Dates and Venue February 19 - 21, 2015, 8pm (Saturday, Feb 21 matinee at 2pm) | Queen Elizabeth Theatre

Music Giuseppe Verdi, Igor Stravinsky & Peter Tchaikovsky Costume Design Ben Benson (Ballo della Regina); Karinska (Symphony in Three Movements and Serenade) Lighting Design John Hall Artistic Director, Miami City Ballet Lourdes Lopez

Reviewer Nancie Ottem

Miami City Ballet stole the heart of the audience tonight. The evening, entitled Balanchine, offered three ballets choreographed by the legendary George Balanchine. Ballo della Regina with music by Verdi from the opera Don Carlos; Symphony in Three Movements with music by Stravinsky from Symphony in Three Movements and Serenade with music by Tchaikovsky from Serenade in C Major for String Orchestra.

Ballo della Regina opened the program with dancers sheathed in blue pastel diaphanous garments against a backdrop of blue clouded sky. The effect was magical and visually stunning. As the piece developed one appreciated the incredible strength and versatility of these dancers. The sequencing of the arm movements, the agility and grace of the pas de deux and the clever juxtaposition in the choreography exposed the talent and training this beautiful ballet offers the audience.

Symphony in Three Movements is the second ballet on the program. A very fast paced construction set against Igor Stravinsky’s Symphony in Three Movements, it pulses with energy. The sheer physicality of the high jumps, where the dancers seem to hover in the air, the weaving movement as they work through the sequencing and the contrast of the white and black costuming with the odd splash of red or tangerine compels the audience to engage. One is again, patently aware of the tremendous talent that infuses Miami City Ballet.

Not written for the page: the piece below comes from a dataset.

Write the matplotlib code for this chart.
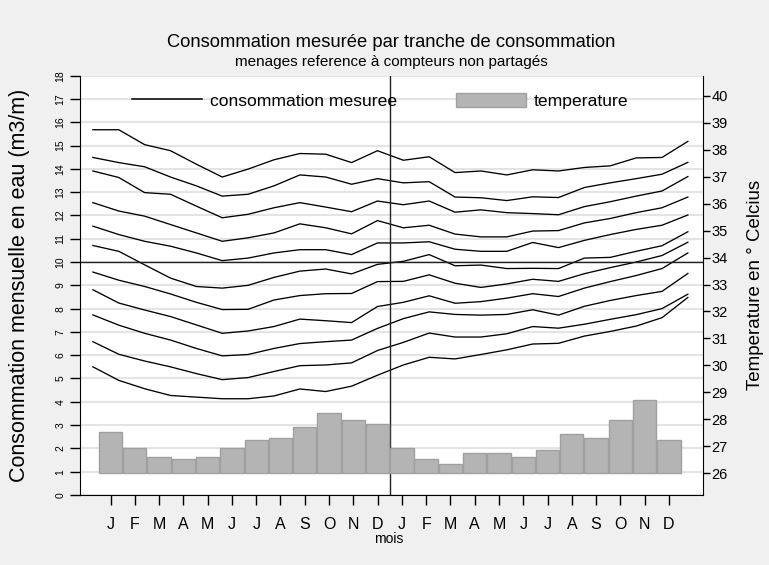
import numpy as np
import matplotlib.pyplot as plt
from matplotlib.lines import Line2D
from matplotlib.patches import Patch

plt.rcParams['font.family'] = ['Liberation Sans', 'DejaVu Sans']

mois = ["J", "F", "M", "A", "M", "J", "J", "A", "S", "O", "N", "D"] * 2

# temperature moyenne mensuelle (axe de droite)
temperature = [27.53, 26.93, 26.61, 26.53, 26.61, 26.93, 27.25, 27.32, 27.72, 28.25, 27.96, 27.84,
               26.93, 26.54, 26.34, 26.74, 26.74, 26.61, 26.88, 27.46, 27.32, 27.96, 28.72, 27.25]

# consommation mesuree par tranche (axe de gauche), du haut vers le bas
tranche_1 = [15.68, 15.68, 15.04, 14.78, 14.2, 13.65, 13.99, 14.39, 14.66, 14.63, 14.27, 14.78,
             14.37, 14.52, 13.84, 13.91, 13.74, 13.96, 13.91, 14.06, 14.13, 14.47, 14.49, 15.18]
tranche_2 = [14.49, 14.27, 14.09, 13.65, 13.27, 12.83, 12.91, 13.27, 13.74, 13.65, 13.34, 13.58,
             13.4, 13.45, 12.79, 12.76, 12.64, 12.8, 12.77, 13.2, 13.4, 13.58, 13.77, 14.28]
tranche_3 = [13.91, 13.63, 12.98, 12.91, 12.4, 11.9, 12.05, 12.33, 12.55, 12.36, 12.16, 12.62,
             12.46, 12.62, 12.14, 12.24, 12.12, 12.08, 12.03, 12.38, 12.59, 12.83, 13.05, 13.67]
tranche_4 = [12.55, 12.19, 11.97, 11.61, 11.25, 10.89, 11.04, 11.25, 11.64, 11.47, 11.21, 11.78,
             11.47, 11.58, 11.2, 11.08, 11.08, 11.33, 11.35, 11.68, 11.87, 12.12, 12.33, 12.79]
tranche_5 = [11.54, 11.18, 10.89, 10.68, 10.39, 10.06, 10.17, 10.39, 10.53, 10.53, 10.32, 10.82,
             10.82, 10.87, 10.55, 10.46, 10.46, 10.84, 10.62, 10.93, 11.18, 11.4, 11.58, 12.02]
tranche_6 = [10.71, 10.46, 9.88, 9.31, 8.95, 8.88, 9.0, 9.34, 9.61, 9.7, 9.49, 9.9,
             10.03, 10.32, 9.84, 9.87, 9.72, 9.73, 9.72, 10.17, 10.2, 10.46, 10.7, 11.3]
tranche_7 = [9.57, 9.22, 8.95, 8.63, 8.27, 7.96, 7.97, 8.37, 8.56, 8.64, 8.65, 9.16,
             9.17, 9.45, 9.09, 8.91, 9.06, 9.26, 9.17, 9.5, 9.76, 10.0, 10.28, 10.85]
tranche_8 = [8.81, 8.24, 7.94, 7.66, 7.3, 6.94, 7.04, 7.23, 7.55, 7.48, 7.4, 8.09,
             8.27, 8.55, 8.23, 8.3, 8.45, 8.64, 8.52, 8.88, 9.16, 9.42, 9.72, 10.39]
tranche_9 = [7.73, 7.29, 6.94, 6.65, 6.29, 5.97, 6.03, 6.29, 6.5, 6.58, 6.65, 7.15,
             7.57, 7.86, 7.75, 7.72, 7.75, 7.95, 7.72, 8.1, 8.35, 8.56, 8.74, 9.51]
tranche_10 = [6.58, 6.04, 5.75, 5.5, 5.21, 4.95, 5.04, 5.3, 5.55, 5.58, 5.67, 6.2,
              6.55, 6.95, 6.78, 6.78, 6.92, 7.23, 7.16, 7.33, 7.54, 7.74, 8.0, 8.62]
tranche_11 = [5.5, 4.92, 4.56, 4.27, 4.2, 4.13, 4.13, 4.25, 4.55, 4.44, 4.67, 5.14,
              5.58, 5.91, 5.84, 6.03, 6.23, 6.48, 6.51, 6.82, 7.02, 7.25, 7.61, 8.48]

tranches = [tranche_1, tranche_2, tranche_3, tranche_4, tranche_5, tranche_6,
            tranche_7, tranche_8, tranche_9, tranche_10, tranche_11]

bar_color = '#b4b4b4'
bar_edge = '#a0a0a0'
base_temp = 26

fig = plt.figure(figsize=(7.69, 5.65), dpi=100, facecolor='#f0f0f0')
rect = [0.104, 0.124, 0.810, 0.742]
ax = fig.add_axes(rect)
axt = fig.add_axes(rect, facecolor='none')

x = np.arange(1, 25)

# lignes de consommation
for serie in tranches:
    ax.plot(x, serie, color='black', lw=0.95)
ax.set_xlim(0.5, 24.58)
ax.set_ylim(0, 18)
ax.set_yticks(range(19))
ax.set_xticks([])
ax.tick_params(axis='y', labelsize=7.5, length=7, width=1, rotation=90)
for lab in ax.get_yticklabels():
    lab.set_va('center')
ax.axhline(10, color='#222222', lw=1)
ax.axvline(12.5, color='#222222', lw=1)
ax.grid(axis='y', color='#e4e4e4', lw=1.5)
ax.set_axisbelow(True)
ax.spines[['top', 'right']].set_visible(False)
ax.set_ylabel("Consommation mensuelle en eau (m3/m)", fontsize=15.5)
ax.yaxis.set_label_coords(-0.08, 0.5)

# barres de temperature
axt.bar(x, np.array(temperature) - base_temp, bottom=base_temp, width=0.96,
        color=bar_color, edgecolor=bar_edge, lw=1)
axt.set_xlim(-0.26, 25.4)
axt.set_ylim(25.2, 40.74)
axt.yaxis.tick_right()
axt.yaxis.set_label_position('right')
axt.set_yticks(range(26, 41))
axt.set_xticks(x)
axt.set_xticklabels(mois, fontsize=11.5)
axt.tick_params(axis='x', length=7, width=1, pad=9)
axt.tick_params(axis='y', length=5, width=1, labelsize=10.5, pad=1)
axt.spines[['top', 'left', 'bottom']].set_visible(False)
axt.set_xlabel('mois', fontsize=10)
axt.xaxis.set_label_coords(0.495, -0.088)
axt.set_ylabel('Temperature en ° Celcius', fontsize=13.5)
axt.yaxis.set_label_coords(1.071, 0.5)

handles = [Line2D([], [], color='black', lw=1.1),
           Patch(facecolor=bar_color, edgecolor=bar_edge)]
axt.legend(handles, ['consommation mesuree', 'temperature'], loc='center',
           bbox_to_anchor=(0.482, 0.94), ncol=2, frameon=False, fontsize=12.6,
           handlelength=4.0, handleheight=0.9, handletextpad=0.45, columnspacing=3.4)

fig.text(0.509, 0.924, "Consommation mesurée par tranche de consommation",
         ha='center', va='center', fontsize=13.2)
fig.text(0.509, 0.890, "menages reference à compteurs non partagés",
         ha='center', va='center', fontsize=11)

fig.savefig('out.png', dpi=100, facecolor=fig.get_facecolor())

Serenade is the final ballet on the program. This is a piece of outstanding visual beauty and precision of timing. The choreography is timeless, highly innovative and must have been viewed as very avant garde when it was first presented in 1934 in New York. George Balanchine’s signature arm movements and constructed posing of groups of dancers within the ballet elevate Serenade to a realm of its own.

This is a superlative program that should not be missed.